Two Latin squares of order \(n\) are \(r\)-orthogonal if placing one upon the other yields precisely \(r\) distinct ordered pairs. \textit{G. B. Belyavskaya} [Ann. Discrete Math. 46, 169-202 (1991; Zbl 0754.05016)], \textit{C. J. Colbourn} and \textit{L. Zhu} [Math. Appl., Dordr. 329, 49-75 (1995; Zbl 0836.05012)] and the authors [Discrete Math. 238, 183-191 (2001; Zbl 0987.05025)] have previously shown the existence of pairs of \(r\)-orthogonal Latin squares for all \(n\geq 7\) if and only if \(n\leq r\leq n^2\) and \(r\neq n+1\) or \(n^2-1\), with the possible exception of \(n= 14\) and \(r= 14^2- 3\). In this paper, the authors provide a pair of \((14^2- 3)\)-orthogonal Latin squares of order \(14\).
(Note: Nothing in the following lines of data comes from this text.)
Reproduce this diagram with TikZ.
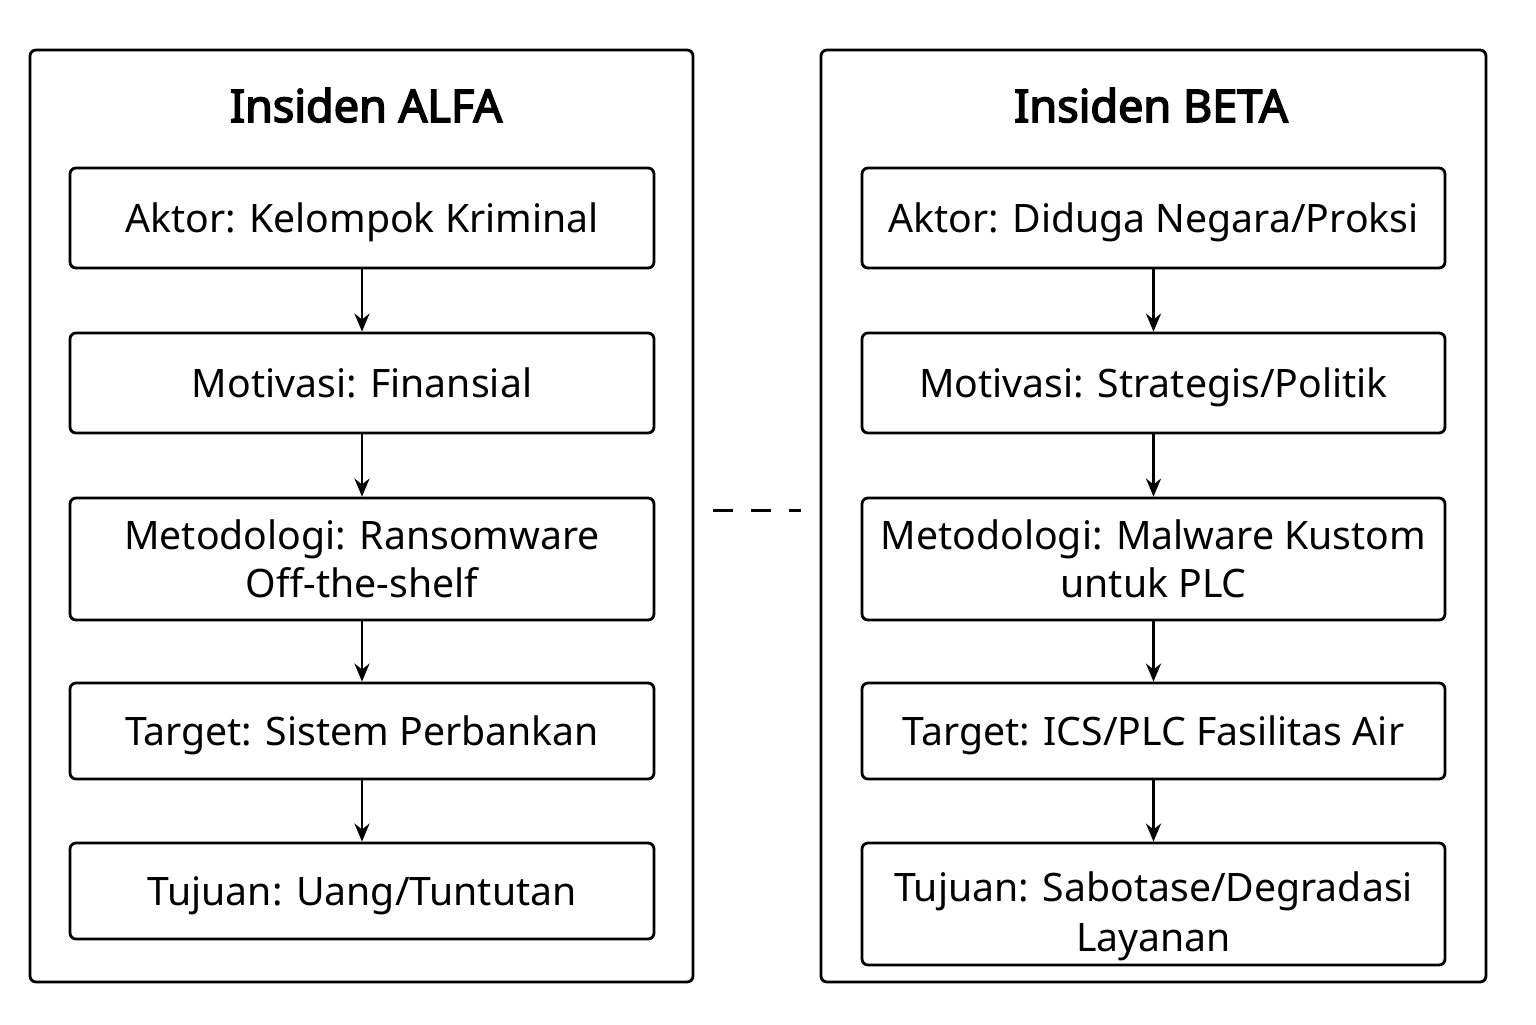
\documentclass[tikz,border=0pt]{standalone}
\usepackage{fontspec}
\setmainfont{Noto Sans}
\newfontfamily\ttlfont{Noto Sans}[FakeBold=3.5]
\usetikzlibrary{arrows.meta,positioning}
\begin{document}
\begin{tikzpicture}[x=0.5pt,y=-0.5pt,
  outer/.style={draw,line width=1.4pt,rounded corners=3pt,inner sep=0pt},
  box/.style={draw,line width=1.4pt,rounded corners=3pt,inner sep=0pt,align=center,font=\fontsize{19.6}{24}\selectfont},
  one/.style={text height=14pt,text depth=0pt},
  ttl/.style={font=\fontsize{22.5}{26}\ttlfont,text height=16pt,text depth=0pt},
  arr/.style={-{Stealth[length=9pt,width=7.5pt]},line width=1.4pt}]
\useasboundingbox (0,0) rectangle (1536,1024);
% outer frames
\node[outer,minimum width=331.5pt,minimum height=466pt] (L) at (361.5,516) {};
\node[outer,minimum width=332.5pt,minimum height=466pt] (R) at (1153.5,516) {};
\node[ttl] (tL) at (366,106) {Insiden ALFA};
\node[ttl] (tR) at (1151,106) {Insiden BETA};
% left
\node[box,one,minimum width=292pt,minimum height=50pt] (a1) at (362,218) {Aktor: Kelompok Kriminal};
\node[box,one,minimum width=292pt,minimum height=50pt] (a2) at (362,383) {Motivasi: Finansial};
\node[box,minimum width=292pt,minimum height=61pt] (a3) at (362,559) {Metodologi: Ransomware\\Off-the-shelf};
\node[box,one,minimum width=292pt,minimum height=48pt] (a4) at (362,731) {Target: Sistem Perbankan};
\node[box,one,minimum width=292pt,minimum height=48pt] (a5) at (362,891) {Tujuan: Uang/Tuntutan};
% right
\node[box,one,minimum width=291.5pt,minimum height=50pt] (b1) at (1153.5,218) {Aktor: Diduga Negara/Proksi};
\node[box,one,minimum width=291.5pt,minimum height=50pt] (b2) at (1153.5,383) {Motivasi: Strategis/Politik};
\node[box,minimum width=291.5pt,minimum height=61pt] (b3) at (1153.5,559) {Metodologi: Malware Kustom\\untuk PLC};
\node[box,one,minimum width=291.5pt,minimum height=48pt] (b4) at (1153.5,731) {Target: ICS/PLC Fasilitas Air};
\node[box,minimum width=291.5pt,minimum height=61pt,font=\fontsize{19.6}{25}\selectfont] (b5) at (1153.5,904) {\rule{0pt}{27pt}Tujuan: Sabotase/Degradasi\\Layanan};
% arrows
\foreach \p/\q in {a1/a2,a2/a3,a3/a4,a4/a5,b1/b2,b2/b3,b3/b4,b4/b5}
  \draw[arr] (\p.south) -- (\q.north);
% dashed link
\coordinate (dl) at (713,510);
\coordinate (dr) at (801,510);
\draw[line width=1.5pt,dash pattern=on 10pt off 9pt] (dl) -- (dr);
\end{tikzpicture}
\end{document}
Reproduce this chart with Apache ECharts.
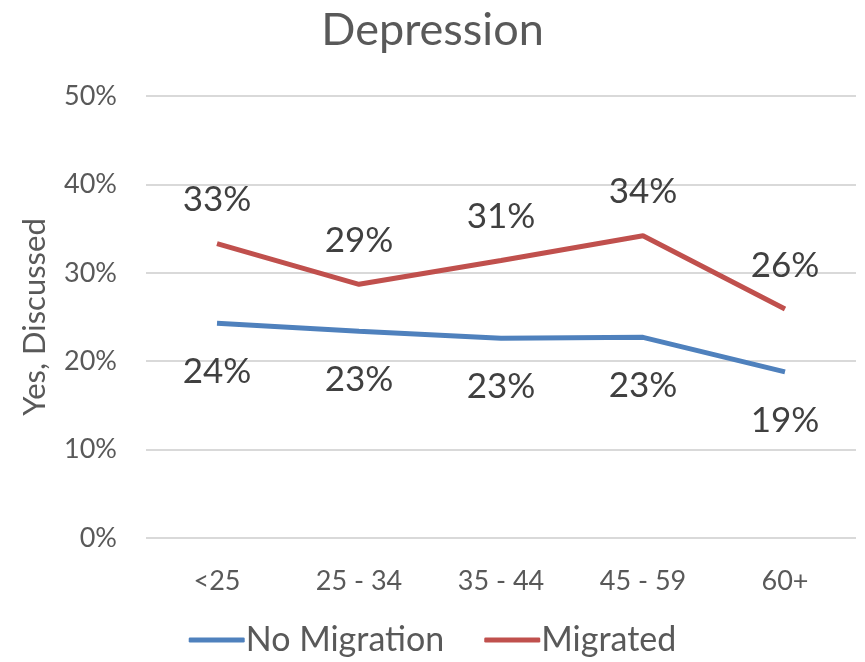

Also, since the values of \(r\) are known for which there is no pair of \(r\)-orthogonal Latin squares of orders \(2\) through \(6\), the spectrum is completely determined. Based on experimental work on small orders, the authors also conjecture the existence of a pair of \(r\)-self-orthogonal Latin squares, with \(r\) satisfying the same conditions as above, for all \(n\geq n_0\), with \(n_0\) yet to be determined.